Within the next six months, the Office of Personnel Management will work with agencies and the Office of Management and Budget to develop the IT program management career path. OPM intends to pilot the IT career track at the Treasury and Agriculture departments.
The plan also calls for the establishment of integrated, multidisciplinary program teams before the beginning of major IT projects and requires programs managers to share best practices at the close of each project. And, over the next 18 months, the Federal CIO Council, along with OMB and OPM, will work on developing a process to encourage program-manager mobility across the government.
Moreover, the Federal CIO Council will create a technology fellows program that will allow the federal government to partner directly with universities and well-recognized technology programs to enhance recruitment.
Each of these steps is assigned to different “owners,” including federal agencies and the Federal CIO Council, with varying timeframes for completion.
Trey Hodgkins, vice president of national security and procurement policy at TechAmerica, said he thinks the ultimate outcome of the IT program manager career path will be the ability to identify project problems earlier on and better management of taxpayers’ dollars.
Hodgkins said there is no formal training process for program managers in the federal government and often IT managers have to split their time among several different projects. A program manager might be overseeing a multibillion dollar program while also managing seven other programs, he explained.
Ideally, there will be enough trained federal program managers so that each major IT project has a dedicated leader, he added.
Former Republican Congressman Tom Davis agreed that creating a career path for program managers is critical in the federal sector and makes sense from a financial point-of-view. Davis, who used to chair the House Government Reform Committee and now serves as the director of federal government affairs for Deloitte, added that the career path and an appropriate salary are needed to attract skilled managers.
“You’ve got to give people a reason to work for government,” Davis said.
Hodgkins also highlighted the integrated program teams as an important part of the reform plan. “Right now, the way the process works, it is purely coincidental if all the elements in the process are actually talking to each other,” he said. “It makes no sense from our perspective to have a program spend millions and billions of dollars and then, after the fact, have auditors come in.”

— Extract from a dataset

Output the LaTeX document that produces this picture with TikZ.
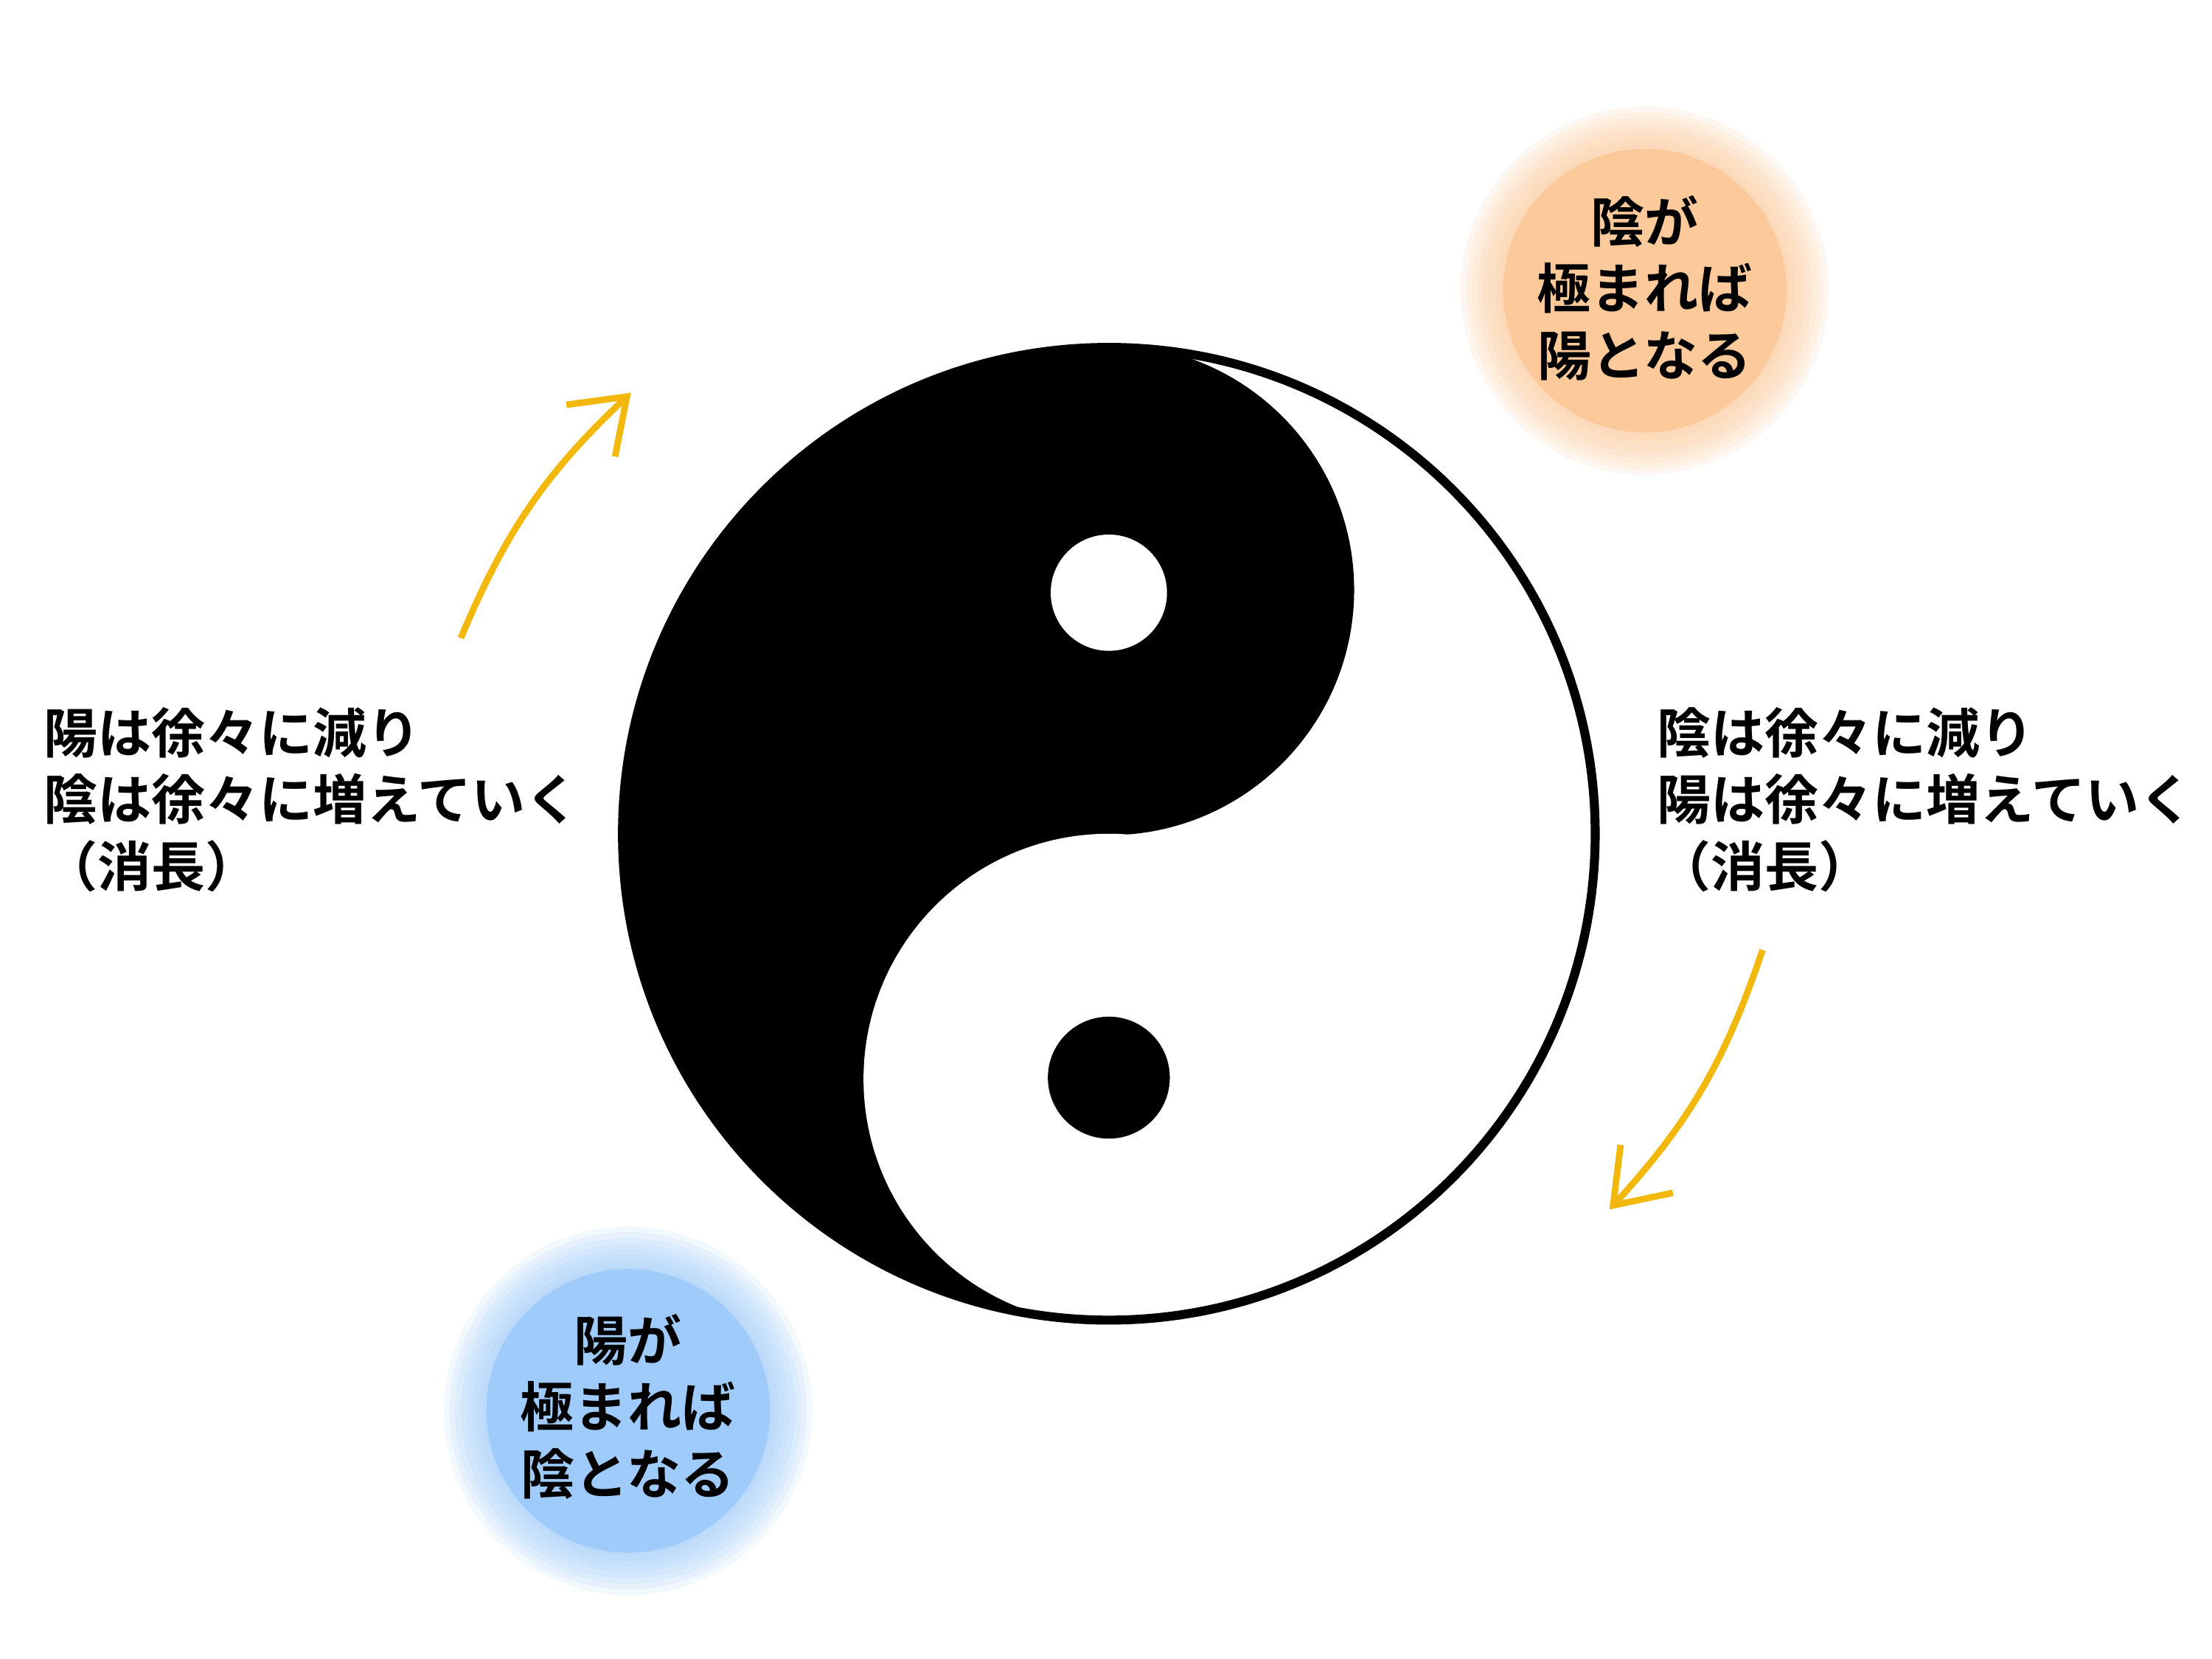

The reform plan acknowledges the “siloed nature of government stakeholder communities” and points to the private-sector practice of bringing together small multidisciplinary integrated program teams as a solution.
To implement this practice in the government, OMB will issue guidance within the next six months requiring integrated program teams, led by a full-time program manager and supported by an IT acquisition specialist, be in place for all major IT programs before OMB will approve program budgets.
Observers said they see few obstacles – besides possible cultural impediments within agencies – to implementing the IT program management reforms.
Hodgkins said he is optimistic about the success of the career management path and the plan overall, as it is a focus of the Obama administration and has garnered support from Congress and industry.